Start Data shown

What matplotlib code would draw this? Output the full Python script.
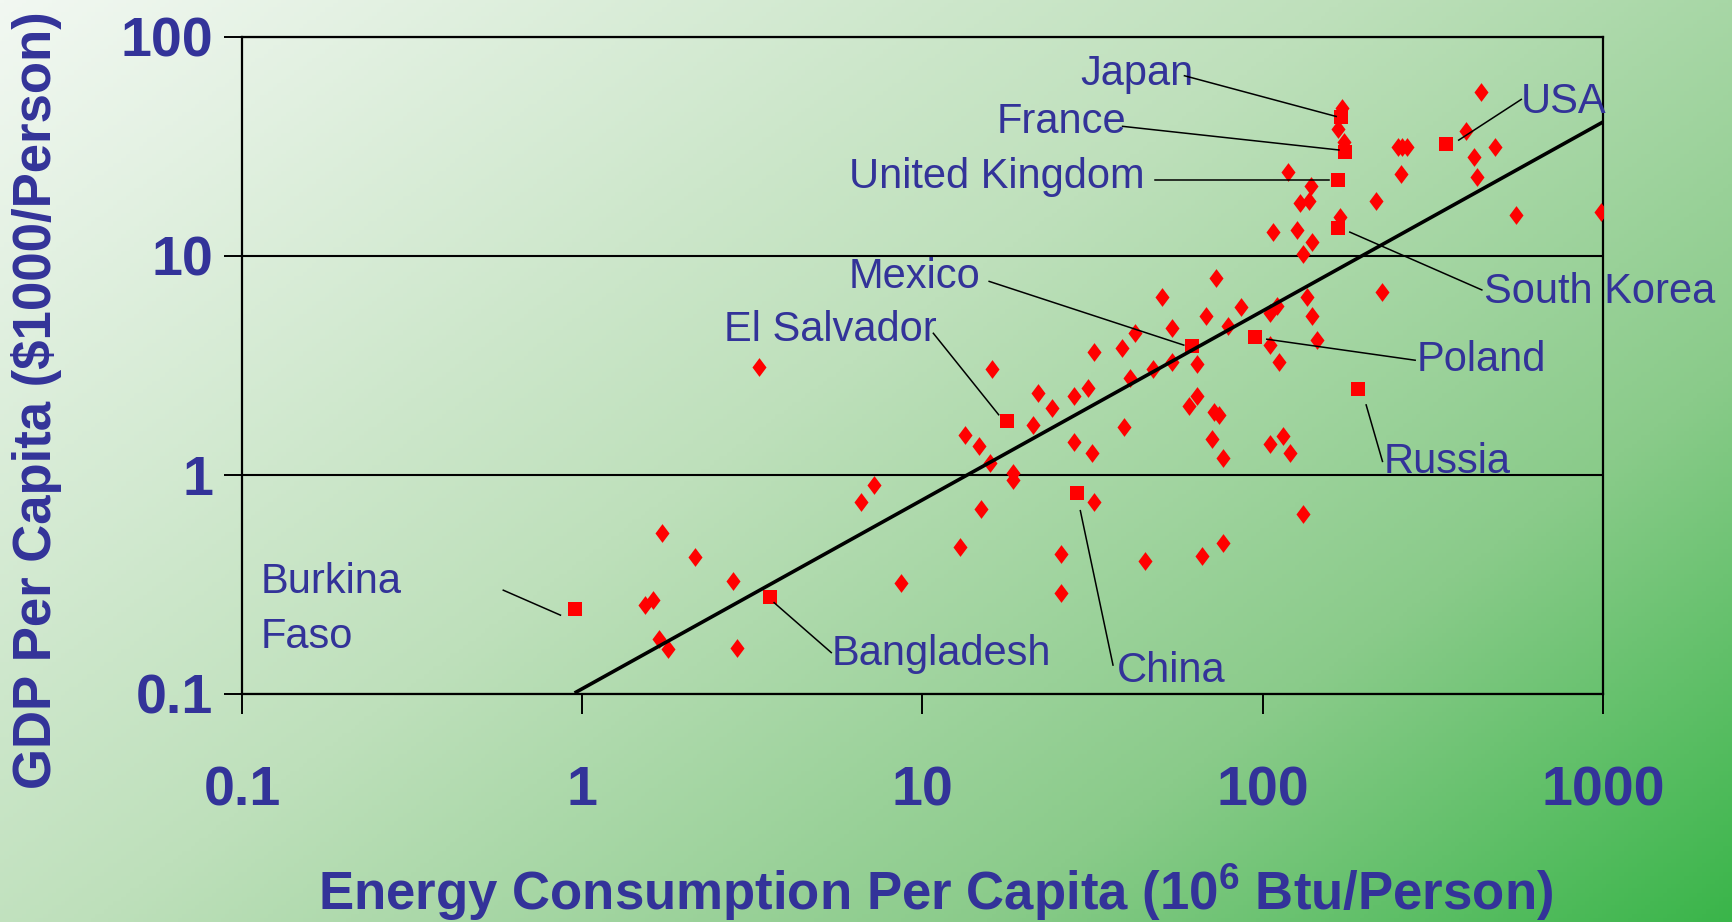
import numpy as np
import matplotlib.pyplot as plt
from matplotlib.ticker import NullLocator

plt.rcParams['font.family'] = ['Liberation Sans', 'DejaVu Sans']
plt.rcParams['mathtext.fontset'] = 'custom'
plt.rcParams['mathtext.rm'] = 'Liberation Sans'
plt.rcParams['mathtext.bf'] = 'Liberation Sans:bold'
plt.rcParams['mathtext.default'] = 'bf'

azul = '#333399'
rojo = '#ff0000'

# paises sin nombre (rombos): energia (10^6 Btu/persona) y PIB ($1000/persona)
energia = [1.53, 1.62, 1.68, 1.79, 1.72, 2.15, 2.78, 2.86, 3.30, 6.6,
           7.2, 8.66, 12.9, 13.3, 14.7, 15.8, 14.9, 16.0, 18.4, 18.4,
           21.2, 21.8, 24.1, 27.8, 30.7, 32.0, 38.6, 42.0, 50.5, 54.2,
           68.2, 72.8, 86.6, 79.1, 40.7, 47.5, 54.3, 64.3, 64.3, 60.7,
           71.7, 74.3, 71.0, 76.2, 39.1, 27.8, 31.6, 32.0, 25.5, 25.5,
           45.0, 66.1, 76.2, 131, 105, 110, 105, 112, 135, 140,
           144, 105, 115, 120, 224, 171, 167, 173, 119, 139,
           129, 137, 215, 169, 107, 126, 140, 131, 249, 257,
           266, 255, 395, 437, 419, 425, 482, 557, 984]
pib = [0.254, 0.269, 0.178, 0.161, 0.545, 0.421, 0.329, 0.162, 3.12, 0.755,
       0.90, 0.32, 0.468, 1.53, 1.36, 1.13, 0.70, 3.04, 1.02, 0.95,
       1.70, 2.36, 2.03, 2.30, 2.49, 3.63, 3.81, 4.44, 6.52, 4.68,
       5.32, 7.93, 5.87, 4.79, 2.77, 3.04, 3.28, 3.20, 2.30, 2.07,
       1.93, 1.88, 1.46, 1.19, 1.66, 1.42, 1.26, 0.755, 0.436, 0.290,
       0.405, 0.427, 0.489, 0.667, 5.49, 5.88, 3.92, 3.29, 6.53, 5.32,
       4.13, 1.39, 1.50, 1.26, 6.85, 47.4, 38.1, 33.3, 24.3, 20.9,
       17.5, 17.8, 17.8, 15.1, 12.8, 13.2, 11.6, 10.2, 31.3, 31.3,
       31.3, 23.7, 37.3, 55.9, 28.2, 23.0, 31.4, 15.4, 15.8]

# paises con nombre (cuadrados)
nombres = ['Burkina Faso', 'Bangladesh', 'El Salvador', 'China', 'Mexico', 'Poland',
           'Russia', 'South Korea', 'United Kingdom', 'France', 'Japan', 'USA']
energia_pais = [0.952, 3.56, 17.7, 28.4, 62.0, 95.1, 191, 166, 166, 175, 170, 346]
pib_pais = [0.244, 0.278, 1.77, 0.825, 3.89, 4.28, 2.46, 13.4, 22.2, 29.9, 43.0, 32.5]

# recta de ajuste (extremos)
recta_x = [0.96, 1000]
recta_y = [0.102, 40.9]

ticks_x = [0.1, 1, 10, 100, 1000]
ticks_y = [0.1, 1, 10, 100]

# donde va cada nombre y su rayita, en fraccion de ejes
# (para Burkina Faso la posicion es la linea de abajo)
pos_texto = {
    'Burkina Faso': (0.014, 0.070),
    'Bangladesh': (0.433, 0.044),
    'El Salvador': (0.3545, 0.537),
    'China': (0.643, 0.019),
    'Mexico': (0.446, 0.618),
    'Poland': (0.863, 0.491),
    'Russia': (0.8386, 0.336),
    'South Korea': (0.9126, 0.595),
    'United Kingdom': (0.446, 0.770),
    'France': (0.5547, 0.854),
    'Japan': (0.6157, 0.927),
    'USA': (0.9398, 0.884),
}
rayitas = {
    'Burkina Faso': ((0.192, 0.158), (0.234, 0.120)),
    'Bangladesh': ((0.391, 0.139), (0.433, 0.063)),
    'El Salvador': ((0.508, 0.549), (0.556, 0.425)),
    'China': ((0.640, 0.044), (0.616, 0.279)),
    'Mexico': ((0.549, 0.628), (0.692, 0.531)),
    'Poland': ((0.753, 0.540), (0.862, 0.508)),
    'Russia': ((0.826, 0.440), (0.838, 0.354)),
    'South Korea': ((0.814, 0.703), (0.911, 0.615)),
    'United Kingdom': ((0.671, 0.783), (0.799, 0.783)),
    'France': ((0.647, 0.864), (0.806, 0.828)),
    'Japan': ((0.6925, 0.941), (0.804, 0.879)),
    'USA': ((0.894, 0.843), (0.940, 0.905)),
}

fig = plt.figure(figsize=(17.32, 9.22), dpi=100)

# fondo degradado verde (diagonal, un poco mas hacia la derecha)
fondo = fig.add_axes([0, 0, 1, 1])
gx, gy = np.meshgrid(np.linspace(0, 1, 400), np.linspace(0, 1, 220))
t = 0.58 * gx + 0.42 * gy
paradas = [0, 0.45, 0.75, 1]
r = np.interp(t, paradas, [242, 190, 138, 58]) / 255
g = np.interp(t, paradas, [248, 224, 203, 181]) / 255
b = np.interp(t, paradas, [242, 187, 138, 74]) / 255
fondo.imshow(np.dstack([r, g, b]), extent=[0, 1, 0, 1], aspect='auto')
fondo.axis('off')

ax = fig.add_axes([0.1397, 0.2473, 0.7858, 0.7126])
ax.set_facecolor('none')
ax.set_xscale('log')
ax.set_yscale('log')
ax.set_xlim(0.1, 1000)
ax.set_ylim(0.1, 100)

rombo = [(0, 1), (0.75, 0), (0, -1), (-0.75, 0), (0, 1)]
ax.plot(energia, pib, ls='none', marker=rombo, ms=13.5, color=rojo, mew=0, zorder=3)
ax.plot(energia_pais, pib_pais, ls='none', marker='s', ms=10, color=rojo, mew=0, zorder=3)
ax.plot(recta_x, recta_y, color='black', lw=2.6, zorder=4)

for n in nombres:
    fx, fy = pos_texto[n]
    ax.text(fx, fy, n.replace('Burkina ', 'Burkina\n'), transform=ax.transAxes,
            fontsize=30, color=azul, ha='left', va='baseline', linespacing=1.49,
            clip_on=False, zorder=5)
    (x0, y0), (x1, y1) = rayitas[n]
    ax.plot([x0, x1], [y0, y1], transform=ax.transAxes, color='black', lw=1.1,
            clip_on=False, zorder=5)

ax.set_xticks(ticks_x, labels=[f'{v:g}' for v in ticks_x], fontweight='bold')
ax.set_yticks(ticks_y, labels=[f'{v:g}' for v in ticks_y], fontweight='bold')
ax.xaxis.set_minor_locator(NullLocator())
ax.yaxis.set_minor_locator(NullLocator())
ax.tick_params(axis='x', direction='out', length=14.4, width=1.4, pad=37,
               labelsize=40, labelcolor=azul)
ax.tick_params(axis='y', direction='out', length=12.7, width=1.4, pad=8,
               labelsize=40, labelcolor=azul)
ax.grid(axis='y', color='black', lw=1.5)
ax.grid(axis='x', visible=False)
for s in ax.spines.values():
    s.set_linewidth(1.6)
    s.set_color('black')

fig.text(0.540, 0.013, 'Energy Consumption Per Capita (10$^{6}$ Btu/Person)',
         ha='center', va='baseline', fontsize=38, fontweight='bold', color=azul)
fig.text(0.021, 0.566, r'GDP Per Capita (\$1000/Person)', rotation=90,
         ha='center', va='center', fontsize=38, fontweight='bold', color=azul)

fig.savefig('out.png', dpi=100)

End Data shown

▸ Your instructions
Leave out the pictures and give the listing above again exactly.

▸ Output below
What matplotlib code would draw this? Output the full Python script.
import numpy as np
import matplotlib.pyplot as plt
from matplotlib.ticker import NullLocator

plt.rcParams['font.family'] = ['Liberation Sans', 'DejaVu Sans']
plt.rcParams['mathtext.fontset'] = 'custom'
plt.rcParams['mathtext.rm'] = 'Liberation Sans'
plt.rcParams['mathtext.bf'] = 'Liberation Sans:bold'
plt.rcParams['mathtext.default'] = 'bf'

azul = '#333399'
rojo = '#ff0000'

# paises sin nombre (rombos): energia (10^6 Btu/persona) y PIB ($1000/persona)
energia = [1.53, 1.62, 1.68, 1.79, 1.72, 2.15, 2.78, 2.86, 3.30, 6.6,
           7.2, 8.66, 12.9, 13.3, 14.7, 15.8, 14.9, 16.0, 18.4, 18.4,
           21.2, 21.8, 24.1, 27.8, 30.7, 32.0, 38.6, 42.0, 50.5, 54.2,
           68.2, 72.8, 86.6, 79.1, 40.7, 47.5, 54.3, 64.3, 64.3, 60.7,
           71.7, 74.3, 71.0, 76.2, 39.1, 27.8, 31.6, 32.0, 25.5, 25.5,
           45.0, 66.1, 76.2, 131, 105, 110, 105, 112, 135, 140,
           144, 105, 115, 120, 224, 171, 167, 173, 119, 139,
           129, 137, 215, 169, 107, 126, 140, 131, 249, 257,
           266, 255, 395, 437, 419, 425, 482, 557, 984]
pib = [0.254, 0.269, 0.178, 0.161, 0.545, 0.421, 0.329, 0.162, 3.12, 0.755,
       0.90, 0.32, 0.468, 1.53, 1.36, 1.13, 0.70, 3.04, 1.02, 0.95,
       1.70, 2.36, 2.03, 2.30, 2.49, 3.63, 3.81, 4.44, 6.52, 4.68,
       5.32, 7.93, 5.87, 4.79, 2.77, 3.04, 3.28, 3.20, 2.30, 2.07,
       1.93, 1.88, 1.46, 1.19, 1.66, 1.42, 1.26, 0.755, 0.436, 0.290,
       0.405, 0.427, 0.489, 0.667, 5.49, 5.88, 3.92, 3.29, 6.53, 5.32,
       4.13, 1.39, 1.50, 1.26, 6.85, 47.4, 38.1, 33.3, 24.3, 20.9,
       17.5, 17.8, 17.8, 15.1, 12.8, 13.2, 11.6, 10.2, 31.3, 31.3,
       31.3, 23.7, 37.3, 55.9, 28.2, 23.0, 31.4, 15.4, 15.8]

# paises con nombre (cuadrados)
nombres = ['Burkina Faso', 'Bangladesh', 'El Salvador', 'China', 'Mexico', 'Poland',
           'Russia', 'South Korea', 'United Kingdom', 'France', 'Japan', 'USA']
energia_pais = [0.952, 3.56, 17.7, 28.4, 62.0, 95.1, 191, 166, 166, 175, 170, 346]
pib_pais = [0.244, 0.278, 1.77, 0.825, 3.89, 4.28, 2.46, 13.4, 22.2, 29.9, 43.0, 32.5]

# recta de ajuste (extremos)
recta_x = [0.96, 1000]
recta_y = [0.102, 40.9]

ticks_x = [0.1, 1, 10, 100, 1000]
ticks_y = [0.1, 1, 10, 100]

# donde va cada nombre y su rayita, en fraccion de ejes
# (para Burkina Faso la posicion es la linea de abajo)
pos_texto = {
    'Burkina Faso': (0.014, 0.070),
    'Bangladesh': (0.433, 0.044),
    'El Salvador': (0.3545, 0.537),
    'China': (0.643, 0.019),
    'Mexico': (0.446, 0.618),
    'Poland': (0.863, 0.491),
    'Russia': (0.8386, 0.336),
    'South Korea': (0.9126, 0.595),
    'United Kingdom': (0.446, 0.770),
    'France': (0.5547, 0.854),
    'Japan': (0.6157, 0.927),
    'USA': (0.9398, 0.884),
}
rayitas = {
    'Burkina Faso': ((0.192, 0.158), (0.234, 0.120)),
    'Bangladesh': ((0.391, 0.139), (0.433, 0.063)),
    'El Salvador': ((0.508, 0.549), (0.556, 0.425)),
    'China': ((0.640, 0.044), (0.616, 0.279)),
    'Mexico': ((0.549, 0.628), (0.692, 0.531)),
    'Poland': ((0.753, 0.540), (0.862, 0.508)),
    'Russia': ((0.826, 0.440), (0.838, 0.354)),
    'South Korea': ((0.814, 0.703), (0.911, 0.615)),
    'United Kingdom': ((0.671, 0.783), (0.799, 0.783)),
    'France': ((0.647, 0.864), (0.806, 0.828)),
    'Japan': ((0.6925, 0.941), (0.804, 0.879)),
    'USA': ((0.894, 0.843), (0.940, 0.905)),
}

fig = plt.figure(figsize=(17.32, 9.22), dpi=100)

# fondo degradado verde (diagonal, un poco mas hacia la derecha)
fondo = fig.add_axes([0, 0, 1, 1])
gx, gy = np.meshgrid(np.linspace(0, 1, 400), np.linspace(0, 1, 220))
t = 0.58 * gx + 0.42 * gy
paradas = [0, 0.45, 0.75, 1]
r = np.interp(t, paradas, [242, 190, 138, 58]) / 255
g = np.interp(t, paradas, [248, 224, 203, 181]) / 255
b = np.interp(t, paradas, [242, 187, 138, 74]) / 255
fondo.imshow(np.dstack([r, g, b]), extent=[0, 1, 0, 1], aspect='auto')
fondo.axis('off')

ax = fig.add_axes([0.1397, 0.2473, 0.7858, 0.7126])
ax.set_facecolor('none')
ax.set_xscale('log')
ax.set_yscale('log')
ax.set_xlim(0.1, 1000)
ax.set_ylim(0.1, 100)

rombo = [(0, 1), (0.75, 0), (0, -1), (-0.75, 0), (0, 1)]
ax.plot(energia, pib, ls='none', marker=rombo, ms=13.5, color=rojo, mew=0, zorder=3)
ax.plot(energia_pais, pib_pais, ls='none', marker='s', ms=10, color=rojo, mew=0, zorder=3)
ax.plot(recta_x, recta_y, color='black', lw=2.6, zorder=4)

for n in nombres:
    fx, fy = pos_texto[n]
    ax.text(fx, fy, n.replace('Burkina ', 'Burkina\n'), transform=ax.transAxes,
            fontsize=30, color=azul, ha='left', va='baseline', linespacing=1.49,
            clip_on=False, zorder=5)
    (x0, y0), (x1, y1) = rayitas[n]
    ax.plot([x0, x1], [y0, y1], transform=ax.transAxes, color='black', lw=1.1,
            clip_on=False, zorder=5)

ax.set_xticks(ticks_x, labels=[f'{v:g}' for v in ticks_x], fontweight='bold')
ax.set_yticks(ticks_y, labels=[f'{v:g}' for v in ticks_y], fontweight='bold')
ax.xaxis.set_minor_locator(NullLocator())
ax.yaxis.set_minor_locator(NullLocator())
ax.tick_params(axis='x', direction='out', length=14.4, width=1.4, pad=37,
               labelsize=40, labelcolor=azul)
ax.tick_params(axis='y', direction='out', length=12.7, width=1.4, pad=8,
               labelsize=40, labelcolor=azul)
ax.grid(axis='y', color='black', lw=1.5)
ax.grid(axis='x', visible=False)
for s in ax.spines.values():
    s.set_linewidth(1.6)
    s.set_color('black')

fig.text(0.540, 0.013, 'Energy Consumption Per Capita (10$^{6}$ Btu/Person)',
         ha='center', va='baseline', fontsize=38, fontweight='bold', color=azul)
fig.text(0.021, 0.566, r'GDP Per Capita (\$1000/Person)', rotation=90,
         ha='center', va='center', fontsize=38, fontweight='bold', color=azul)

fig.savefig('out.png', dpi=100)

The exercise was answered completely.